## Work required:
Pictures stay out of this copy; please retype only the lines from the start of the records through the line with "total = np.array(non_backlog)".

═══ Material for this exercise ═══

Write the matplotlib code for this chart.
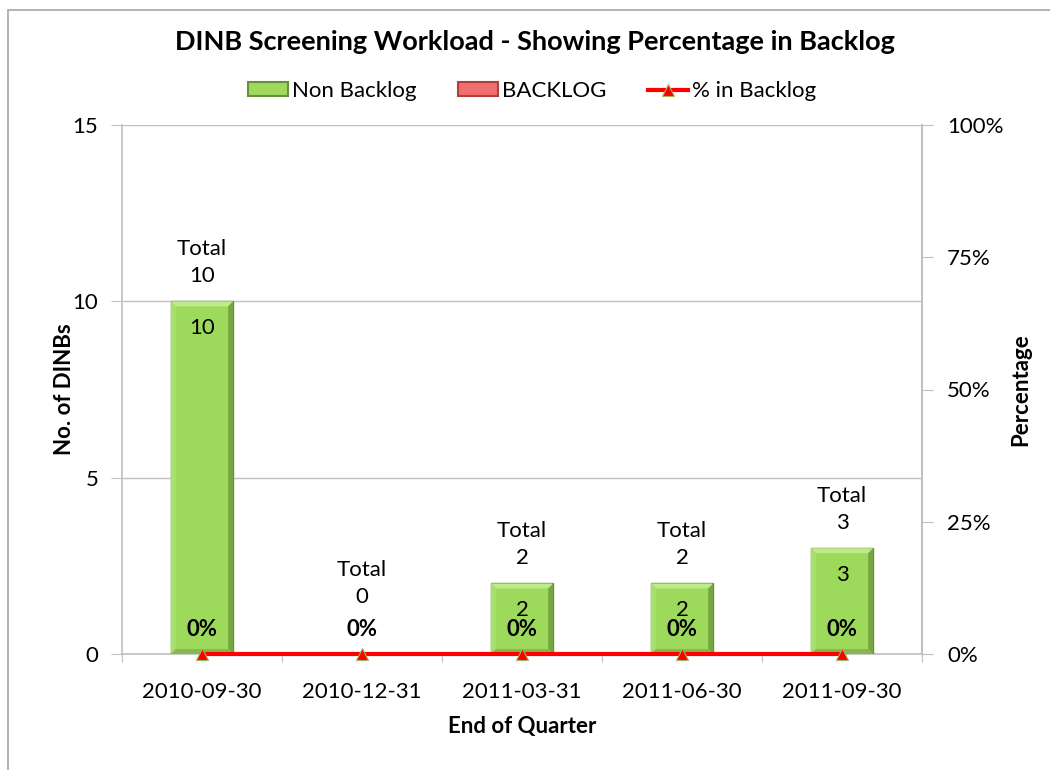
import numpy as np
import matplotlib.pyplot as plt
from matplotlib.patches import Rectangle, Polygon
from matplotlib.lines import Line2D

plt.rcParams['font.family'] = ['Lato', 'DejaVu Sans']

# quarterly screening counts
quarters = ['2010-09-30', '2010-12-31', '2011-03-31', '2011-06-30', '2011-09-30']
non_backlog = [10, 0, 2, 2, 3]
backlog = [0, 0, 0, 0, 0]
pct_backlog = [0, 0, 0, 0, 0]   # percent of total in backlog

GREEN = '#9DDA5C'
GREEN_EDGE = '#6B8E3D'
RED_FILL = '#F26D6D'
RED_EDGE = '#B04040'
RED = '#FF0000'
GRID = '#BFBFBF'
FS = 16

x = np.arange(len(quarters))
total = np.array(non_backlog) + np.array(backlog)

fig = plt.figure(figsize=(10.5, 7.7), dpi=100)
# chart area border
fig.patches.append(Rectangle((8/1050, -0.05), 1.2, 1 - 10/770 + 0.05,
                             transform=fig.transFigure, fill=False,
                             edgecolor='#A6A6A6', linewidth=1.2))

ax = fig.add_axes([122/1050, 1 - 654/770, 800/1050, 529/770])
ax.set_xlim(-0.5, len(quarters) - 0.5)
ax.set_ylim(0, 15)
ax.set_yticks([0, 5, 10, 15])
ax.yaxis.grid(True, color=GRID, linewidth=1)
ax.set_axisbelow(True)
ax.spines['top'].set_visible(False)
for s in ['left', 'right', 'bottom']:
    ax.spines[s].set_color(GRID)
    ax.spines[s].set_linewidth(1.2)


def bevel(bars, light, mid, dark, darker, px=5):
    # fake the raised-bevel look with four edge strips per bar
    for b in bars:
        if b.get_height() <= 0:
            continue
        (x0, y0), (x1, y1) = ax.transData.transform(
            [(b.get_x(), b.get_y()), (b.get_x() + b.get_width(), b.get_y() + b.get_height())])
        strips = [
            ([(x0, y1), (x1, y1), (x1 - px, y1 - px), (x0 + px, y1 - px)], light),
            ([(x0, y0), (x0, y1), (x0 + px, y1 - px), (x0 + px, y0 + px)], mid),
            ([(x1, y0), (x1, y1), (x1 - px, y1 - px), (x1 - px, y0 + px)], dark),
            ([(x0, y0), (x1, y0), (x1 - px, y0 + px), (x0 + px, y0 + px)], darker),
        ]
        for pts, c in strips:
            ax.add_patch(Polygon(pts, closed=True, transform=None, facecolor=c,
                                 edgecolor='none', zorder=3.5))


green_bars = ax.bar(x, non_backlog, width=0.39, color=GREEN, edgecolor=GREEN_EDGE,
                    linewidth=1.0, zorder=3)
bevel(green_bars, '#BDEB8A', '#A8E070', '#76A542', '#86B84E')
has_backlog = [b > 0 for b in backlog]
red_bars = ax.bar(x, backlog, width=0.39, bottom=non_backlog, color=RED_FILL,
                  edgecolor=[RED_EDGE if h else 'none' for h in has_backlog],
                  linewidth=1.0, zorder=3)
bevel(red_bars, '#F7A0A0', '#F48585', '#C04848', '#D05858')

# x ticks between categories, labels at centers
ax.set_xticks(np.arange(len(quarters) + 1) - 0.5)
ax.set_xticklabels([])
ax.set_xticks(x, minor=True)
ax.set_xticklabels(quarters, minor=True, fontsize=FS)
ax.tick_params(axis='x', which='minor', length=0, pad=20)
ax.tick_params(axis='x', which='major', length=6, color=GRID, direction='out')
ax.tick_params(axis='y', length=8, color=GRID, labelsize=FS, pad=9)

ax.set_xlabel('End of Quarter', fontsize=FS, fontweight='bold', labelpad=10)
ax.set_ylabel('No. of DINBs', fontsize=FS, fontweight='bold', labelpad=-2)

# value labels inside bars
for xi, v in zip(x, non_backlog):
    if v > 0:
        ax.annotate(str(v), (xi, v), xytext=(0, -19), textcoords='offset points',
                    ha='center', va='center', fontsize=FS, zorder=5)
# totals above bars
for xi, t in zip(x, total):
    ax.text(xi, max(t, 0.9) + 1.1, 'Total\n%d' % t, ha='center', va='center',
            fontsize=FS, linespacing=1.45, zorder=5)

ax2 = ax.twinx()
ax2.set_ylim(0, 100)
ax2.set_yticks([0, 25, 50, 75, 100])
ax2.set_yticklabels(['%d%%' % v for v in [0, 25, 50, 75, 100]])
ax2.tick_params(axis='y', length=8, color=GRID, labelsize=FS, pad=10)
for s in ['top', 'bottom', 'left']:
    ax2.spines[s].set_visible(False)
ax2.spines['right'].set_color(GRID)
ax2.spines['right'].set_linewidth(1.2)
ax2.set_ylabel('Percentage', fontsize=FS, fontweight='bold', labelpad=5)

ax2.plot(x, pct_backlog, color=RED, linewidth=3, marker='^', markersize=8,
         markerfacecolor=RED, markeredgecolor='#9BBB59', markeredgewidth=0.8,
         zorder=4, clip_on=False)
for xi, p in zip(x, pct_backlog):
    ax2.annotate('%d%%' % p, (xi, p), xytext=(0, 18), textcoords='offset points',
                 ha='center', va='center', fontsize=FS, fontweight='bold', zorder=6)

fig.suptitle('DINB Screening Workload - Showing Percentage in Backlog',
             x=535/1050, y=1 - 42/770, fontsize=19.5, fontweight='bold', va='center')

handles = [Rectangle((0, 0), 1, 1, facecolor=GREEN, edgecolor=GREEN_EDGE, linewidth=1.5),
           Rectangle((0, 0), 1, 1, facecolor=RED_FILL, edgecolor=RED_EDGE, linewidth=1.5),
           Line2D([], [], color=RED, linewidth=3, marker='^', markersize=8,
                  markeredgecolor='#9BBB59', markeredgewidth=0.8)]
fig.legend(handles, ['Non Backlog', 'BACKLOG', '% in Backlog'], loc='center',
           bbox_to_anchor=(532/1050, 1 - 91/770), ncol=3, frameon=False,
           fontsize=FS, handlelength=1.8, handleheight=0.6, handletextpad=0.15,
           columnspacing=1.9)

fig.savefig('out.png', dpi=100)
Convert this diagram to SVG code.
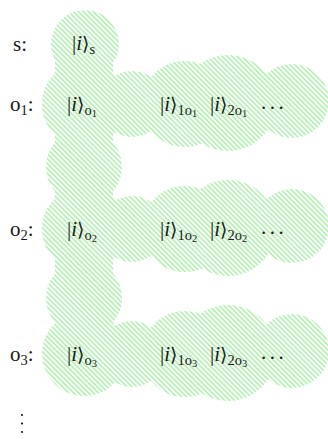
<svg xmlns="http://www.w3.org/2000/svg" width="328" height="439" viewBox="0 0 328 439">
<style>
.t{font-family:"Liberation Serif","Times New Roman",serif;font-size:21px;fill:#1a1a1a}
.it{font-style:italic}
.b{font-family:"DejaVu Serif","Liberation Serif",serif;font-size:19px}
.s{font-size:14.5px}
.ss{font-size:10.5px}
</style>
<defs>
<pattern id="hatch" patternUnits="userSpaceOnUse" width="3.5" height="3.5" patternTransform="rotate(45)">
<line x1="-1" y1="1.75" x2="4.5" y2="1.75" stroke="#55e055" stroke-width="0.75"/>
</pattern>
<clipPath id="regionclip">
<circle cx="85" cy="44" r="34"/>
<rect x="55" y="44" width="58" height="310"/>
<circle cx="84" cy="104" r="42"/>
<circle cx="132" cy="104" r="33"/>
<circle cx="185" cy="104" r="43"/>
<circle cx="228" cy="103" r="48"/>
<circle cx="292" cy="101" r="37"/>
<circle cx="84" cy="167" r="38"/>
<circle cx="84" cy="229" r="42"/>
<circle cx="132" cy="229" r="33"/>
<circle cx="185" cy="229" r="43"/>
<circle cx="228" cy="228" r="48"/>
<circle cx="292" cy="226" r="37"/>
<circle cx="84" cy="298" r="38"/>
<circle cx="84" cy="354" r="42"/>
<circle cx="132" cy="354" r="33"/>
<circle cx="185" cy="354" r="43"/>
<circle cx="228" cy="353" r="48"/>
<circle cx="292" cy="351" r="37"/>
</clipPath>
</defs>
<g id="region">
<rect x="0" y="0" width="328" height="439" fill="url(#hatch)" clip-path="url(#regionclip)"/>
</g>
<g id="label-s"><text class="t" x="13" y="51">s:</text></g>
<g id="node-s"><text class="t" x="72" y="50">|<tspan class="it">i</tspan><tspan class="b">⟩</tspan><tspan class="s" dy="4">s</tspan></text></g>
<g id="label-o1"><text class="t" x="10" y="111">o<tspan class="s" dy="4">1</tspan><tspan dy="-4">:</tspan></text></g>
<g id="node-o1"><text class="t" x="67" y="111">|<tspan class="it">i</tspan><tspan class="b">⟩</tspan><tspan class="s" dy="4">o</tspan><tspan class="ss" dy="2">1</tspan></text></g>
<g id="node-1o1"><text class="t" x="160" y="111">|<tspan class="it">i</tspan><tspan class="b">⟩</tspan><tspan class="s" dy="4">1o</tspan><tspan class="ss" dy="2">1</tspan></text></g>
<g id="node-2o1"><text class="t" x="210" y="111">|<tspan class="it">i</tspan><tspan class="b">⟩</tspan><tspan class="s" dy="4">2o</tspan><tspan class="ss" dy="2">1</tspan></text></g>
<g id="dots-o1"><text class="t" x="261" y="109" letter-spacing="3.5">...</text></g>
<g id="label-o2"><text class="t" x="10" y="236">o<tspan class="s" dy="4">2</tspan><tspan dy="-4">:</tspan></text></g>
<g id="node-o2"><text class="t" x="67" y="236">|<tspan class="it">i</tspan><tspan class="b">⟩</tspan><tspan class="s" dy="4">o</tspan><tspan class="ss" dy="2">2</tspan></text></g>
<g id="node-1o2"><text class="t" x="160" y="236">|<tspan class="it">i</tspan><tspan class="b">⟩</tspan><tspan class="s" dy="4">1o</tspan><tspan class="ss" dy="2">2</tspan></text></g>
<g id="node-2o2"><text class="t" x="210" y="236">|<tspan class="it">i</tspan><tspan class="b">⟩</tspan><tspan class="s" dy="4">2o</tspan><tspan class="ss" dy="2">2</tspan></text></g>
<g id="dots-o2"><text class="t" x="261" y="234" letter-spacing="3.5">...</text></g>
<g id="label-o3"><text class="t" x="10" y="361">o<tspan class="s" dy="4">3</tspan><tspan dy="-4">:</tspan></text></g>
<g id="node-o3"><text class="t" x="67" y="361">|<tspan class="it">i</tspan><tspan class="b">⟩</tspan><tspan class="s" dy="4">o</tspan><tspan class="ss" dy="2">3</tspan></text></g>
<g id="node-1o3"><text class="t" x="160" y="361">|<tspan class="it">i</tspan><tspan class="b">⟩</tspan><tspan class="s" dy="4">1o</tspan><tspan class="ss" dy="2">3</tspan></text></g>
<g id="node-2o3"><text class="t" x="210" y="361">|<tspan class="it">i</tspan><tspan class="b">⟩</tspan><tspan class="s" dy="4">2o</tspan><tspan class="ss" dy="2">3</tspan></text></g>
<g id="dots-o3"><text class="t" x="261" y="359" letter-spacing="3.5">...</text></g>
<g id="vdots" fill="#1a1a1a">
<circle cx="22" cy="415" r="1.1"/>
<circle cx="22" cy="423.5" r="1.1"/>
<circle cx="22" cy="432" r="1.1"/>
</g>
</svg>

═══

## Correct result:
Write the matplotlib code for this chart.
import numpy as np
import matplotlib.pyplot as plt
from matplotlib.patches import Rectangle, Polygon
from matplotlib.lines import Line2D

plt.rcParams['font.family'] = ['Lato', 'DejaVu Sans']

# quarterly screening counts
quarters = ['2010-09-30', '2010-12-31', '2011-03-31', '2011-06-30', '2011-09-30']
non_backlog = [10, 0, 2, 2, 3]
backlog = [0, 0, 0, 0, 0]
pct_backlog = [0, 0, 0, 0, 0]   # percent of total in backlog

GREEN = '#9DDA5C'
GREEN_EDGE = '#6B8E3D'
RED_FILL = '#F26D6D'
RED_EDGE = '#B04040'
RED = '#FF0000'
GRID = '#BFBFBF'
FS = 16

x = np.arange(len(quarters))
total = np.array(non_backlog) + np.array(backlog)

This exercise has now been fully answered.